Baseline expression levels of drug metabolizing enzymes in non-small cell lung cancer biopsies show promising biomarker and target potential for long-term response to pembrolizumab

Long-term responders (LTRs) to immune checkpoint inhibitor (ICI) therapy in advanced non-small cell lung cancer (NSCLC) are rare. As no robust biomarkers for LTRs have been defined so far, oncologists are unable to define the optimal treatment duration for this cohort. Hence, standard practice of ICI administration for at least 2 years, regardless of response, does not rely on a solid biological rationale. In this multi-center retrospective study, we analyzed baseline clinical, genetic, and transcriptomic profiles of 14 non-responders (NRs) and 21 LTRs, defined by disease progression shortly after treatment initiation and no evident progression for at least one year after ICI cessation, resp. Comparative analysis of clinical and serological parameters identified an adenocarcinoma histology, low neutrophil-to-lymphocyte ratio (NLR) and low platelet-to-lymphocyte ratio (PLR) to be significantly associated with LTRs. Genetic profiling demonstrated that LTRs were twice as frequently associated with mutations in KRAS (56.3% in LTRs, 25% in NRs) while the opposite held true for mutations in STK11 (25% in NRs, 12.5% in LTRs). Transcriptomic analysis of tumor biopsies from 5 LTRs and 5 NRs treated with pembrolizumab monotherapy at the Universitair Ziekenhuis Brussel (UZB, Belgium) revealed that LTRs show a significantly raised adaptive immune profile, predominantly characterized by T cell- and B cell-related immunity.

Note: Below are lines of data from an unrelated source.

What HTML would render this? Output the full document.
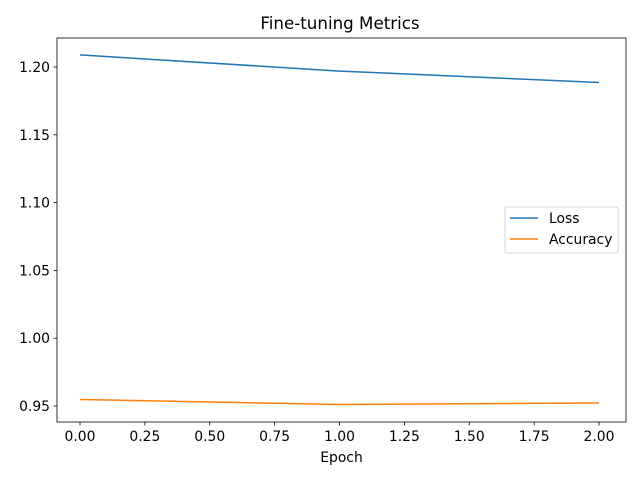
<!DOCTYPE html>
<html><head><meta charset="utf-8"><style>
body{margin:0;background:#fff;}
svg{display:block;font-family:"DejaVu Sans","Liberation Sans",sans-serif;}
</style></head><body>
<svg id="chart" width="640" height="480" viewBox="0 0 640 480">
<rect x="0" y="0" width="640" height="480" fill="#fff"/>
<text x="340" y="29" text-anchor="middle" font-size="16.7" fill="#000">Fine-tuning Metrics</text>
<g id="plot"></g>
</svg>
<script>
const epochs=[0,1,2];
const lossValues=[1.2089,1.197,1.1886];
const accValues=[0.9548,0.9511,0.9522];
const xTicks=[0,0.25,0.5,0.75,1,1.25,1.5,1.75,2];
const xTickLabels=["0.00","0.25","0.50","0.75","1.00","1.25","1.50","1.75","2.00"];
const yTicks=[0.95,1.0,1.05,1.1,1.15,1.2];
const yTickLabels=["0.95","1.00","1.05","1.10","1.15","1.20"];

const L=57,R=626,T=38,B=422;
const xs=v=>80+v*259.5;
const ys=v=>406-(v-0.95)/0.05*67.8;
const NS="http://www.w3.org/2000/svg";
const g=document.getElementById('plot');
function mk(tag,attrs,parent){const e=document.createElementNS(NS,tag);for(const k in attrs)e.setAttribute(k,attrs[k]);(parent||g).appendChild(e);return e;}

xTicks.forEach((t,i)=>{
  const tk=mk('line',{x1:xs(t),x2:xs(t),y1:B,y2:B+3.5,stroke:'#000','stroke-width':0.8});
  
  
  const tx=mk('text',{x:xs(t),y:B+19,'text-anchor':'middle','font-size':13.9,fill:'#000'});
  tx.textContent=xTickLabels[i];
  
  
});
yTicks.forEach((t,i)=>{
  const tk=mk('line',{x1:L-3.5,x2:L,y1:ys(t),y2:ys(t),stroke:'#000','stroke-width':0.8});
  
  
  const tx=mk('text',{x:L-7,y:ys(t)+5,'text-anchor':'end','font-size':13.9,fill:'#000'});
  tx.textContent=yTickLabels[i];
  
  
});
const xt=mk('text',{x:(L+R)/2,y:462,'text-anchor':'middle','font-size':13.9,fill:'#000'});
xt.textContent='Epoch';



function line(vals,color,name){
  const p=mk('polyline',{points:epochs.map((e,i)=>xs(e)+','+ys(vals[i])).join(' '),fill:'none',stroke:color,'stroke-width':1.5});
  
  
}
line(lossValues,'#1f77b4','loss-line');
line(accValues,'#ff7f0e','accuracy-line');

const frame=mk('rect',{x:L,y:T,width:R-L,height:B-T,fill:'none',stroke:'#000','stroke-width':0.8});



const lg=mk('g',{});


mk('rect',{x:505,y:207,width:113,height:46,rx:2,fill:'#fff','fill-opacity':0.8,stroke:'#ccc','stroke-width':0.8},lg);
[['Loss','#1f77b4'],['Accuracy','#ff7f0e']].forEach((d,i)=>{
  const y=218+i*21;
  const ent=mk('g',{},lg);
  
  
  mk('line',{x1:510,x2:538,y1:y,y2:y,stroke:d[1],'stroke-width':1.5},ent);
  const t=mk('text',{x:549,y:y+5,'font-size':13.9,fill:'#000'},ent);
  t.textContent=d[0];
});
</script>
</body></html>
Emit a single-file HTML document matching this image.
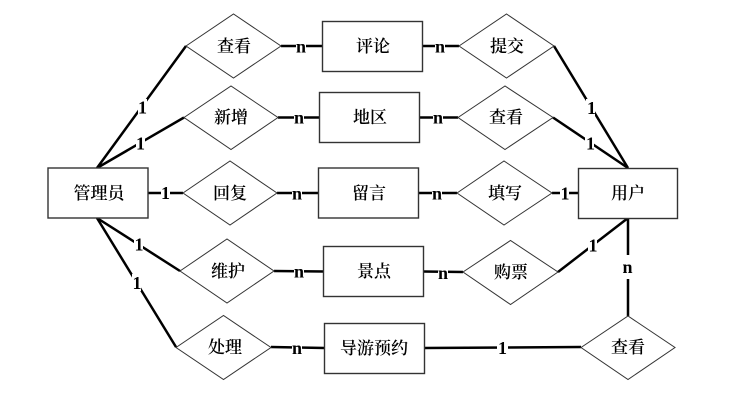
<!DOCTYPE html>
<html><head><meta charset="utf-8">
<style>
html,body{margin:0;padding:0;background:#fff;width:741px;height:400px;overflow:hidden}
svg{display:block}
.s{fill:#fff;stroke:#333;stroke-width:1}
.r{fill:#fff;stroke:#333;stroke-width:1.4}
.l{stroke:#000;stroke-width:2.5;fill:none}
.t{font-family:"Noto Serif CJK SC","Liberation Serif",serif;font-size:17px;fill:#000;text-anchor:middle;font-weight:600}
.n{font-family:"Liberation Serif",serif;font-size:18px;font-weight:bold;fill:#000;text-anchor:middle}
.b{fill:#fff}
</style></head><body>
<svg width="741" height="400" viewBox="0 0 741 400" xmlns="http://www.w3.org/2000/svg">
<g class="l">
<path d="M97 168L186 46M97 168L184 117.500M97 218L180 271M97 218L176 347"/>
<path d="M148 193L183 193M277 193L319 193M281 46L323 46M278 117.500L320 117.500M274 271L324 271.500M271 347L325 348"/>
<path d="M422 46L459 46M419.500 117.500L458 117.500M418.500 193L457 193M423 271.500L463 272M424 348L581 347"/>
<path d="M554 46L628 168M553 117.500L628 168M552 193L579 193M558 272L628 218M628 218L628 316"/>
</g>
<g class="r">
<rect x="322.500" y="21.500" width="100" height="50"/>
<rect x="319.500" y="92.500" width="100" height="50"/>
<rect x="318.500" y="168" width="100" height="50"/>
<rect x="323.500" y="246.500" width="100" height="50"/>
<rect x="324.500" y="323.500" width="100" height="50"/>
<rect x="48" y="168" width="100" height="50"/>
<rect x="578.500" y="168.500" width="99" height="50"/>
</g>
<g class="s">
<path d="M186 46L233.500 14L281 46L233.500 78Z"/>
<path d="M184 117.500L231 86L278 117.500L231 149.500Z"/>
<path d="M183 193L230 161L277 193L230 225Z"/>
<path d="M180 271L227 239L274 271L227 303Z"/>
<path d="M176 347.500L223.500 315.500L271 347.500L223.500 379.500Z"/>
<path d="M459 46L506.500 14L554 46L506.500 78Z"/>
<path d="M458 117.500L505 86L553 117.500L505 149.500Z"/>
<path d="M457 193L504 161L552 193L504 225Z"/>
<path d="M463 272L510.500 240.500L558 272L510.500 304.500Z"/>
<path d="M581 347.500L628 316L675 347.500L628 379.500Z"/>
</g>
<g class="t">
<text x="234" y="52">查看</text>
<text x="231" y="123">新增</text>
<text x="230" y="199">回复</text>
<text x="228" y="277">维护</text>
<text x="225" y="353">处理</text>
<text x="507" y="52">提交</text>
<text x="506" y="123">查看</text>
<text x="505" y="199">填写</text>
<text x="511" y="278">购票</text>
<text x="628" y="353">查看</text>
<text x="373" y="52">评论</text>
<text x="370" y="123">地区</text>
<text x="369" y="199">留言</text>
<text x="374" y="277">景点</text>
<text x="374" y="354">导游预约</text>
<text x="99" y="199">管理员</text>
<text x="628" y="199">用户</text>
</g>
<g class="b">
<rect x="296" y="38" width="10" height="16"/>
<rect x="294" y="109" width="10" height="16"/>
<rect x="292" y="185" width="10" height="16"/>
<rect x="294" y="263" width="10" height="16"/>
<rect x="292" y="339" width="10" height="16"/>
<rect x="435" y="38" width="10" height="16"/>
<rect x="433" y="109" width="10" height="16"/>
<rect x="432" y="185" width="10" height="16"/>
<rect x="438" y="264" width="10" height="16"/>
<rect x="623" y="255" width="10" height="24"/>
<rect x="138" y="99" width="9" height="17"/>
<rect x="136" y="135" width="9" height="17"/>
<rect x="161" y="185" width="9" height="16"/>
<rect x="134" y="237" width="9" height="17"/>
<rect x="132" y="274" width="9" height="17"/>
<rect x="586" y="99" width="9" height="17"/>
<rect x="585" y="135" width="9" height="17"/>
<rect x="560" y="185" width="9" height="16"/>
<rect x="588" y="237" width="9" height="17"/>
<rect x="497" y="339" width="11" height="17"/>
</g>
<g class="n">
<text x="301" y="52.500">n</text>
<text x="299" y="123.500">n</text>
<text x="297" y="199.500">n</text>
<text x="299" y="277.500">n</text>
<text x="297" y="354">n</text>
<text x="440" y="52.500">n</text>
<text x="438" y="123.500">n</text>
<text x="437" y="199.500">n</text>
<text x="443" y="279">n</text>
<text x="627.500" y="273">n</text>
<text x="142.500" y="113.500">1</text>
<text x="140.500" y="149.500">1</text>
<text x="165.500" y="199">1</text>
<text x="139" y="250.500">1</text>
<text x="137" y="289">1</text>
<text x="591.500" y="114">1</text>
<text x="590.500" y="149.500">1</text>
<text x="565" y="199.500">1</text>
<text x="593" y="251.500">1</text>
<text x="502.500" y="354">1</text>
</g>
</svg>
</body></html>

In addition, we found LTRs to have a significantly lower expression of a drug metabolizing enzyme (DME) gene signature, mainly defined by isotypes of the uridine diphosphate glucuronosyltransferase 1A ( UGT1A ) gene family. The latter was validated in additional biopsies from UZB, Jessa Ziekenhuis (Hasselt, Belgium), and Amsterdam Universitair Medisch Centrum (The Netherlands), as well as in a publicly available dataset. Functional validation using an in vitro human tumor cell specific T cell killing assay demonstrated that diclofenac and atazanavir, inhibitors of the DME’s UGT1A enzyme family, enhance ICI efficacy. These findings suggest that baseline expression of the DME signature may inform personalized ICI treatment strategies and support further investigation into the co-administration of ICIs with clinically approved DME inhibitors to improve long-term response rates in advanced NSCLC.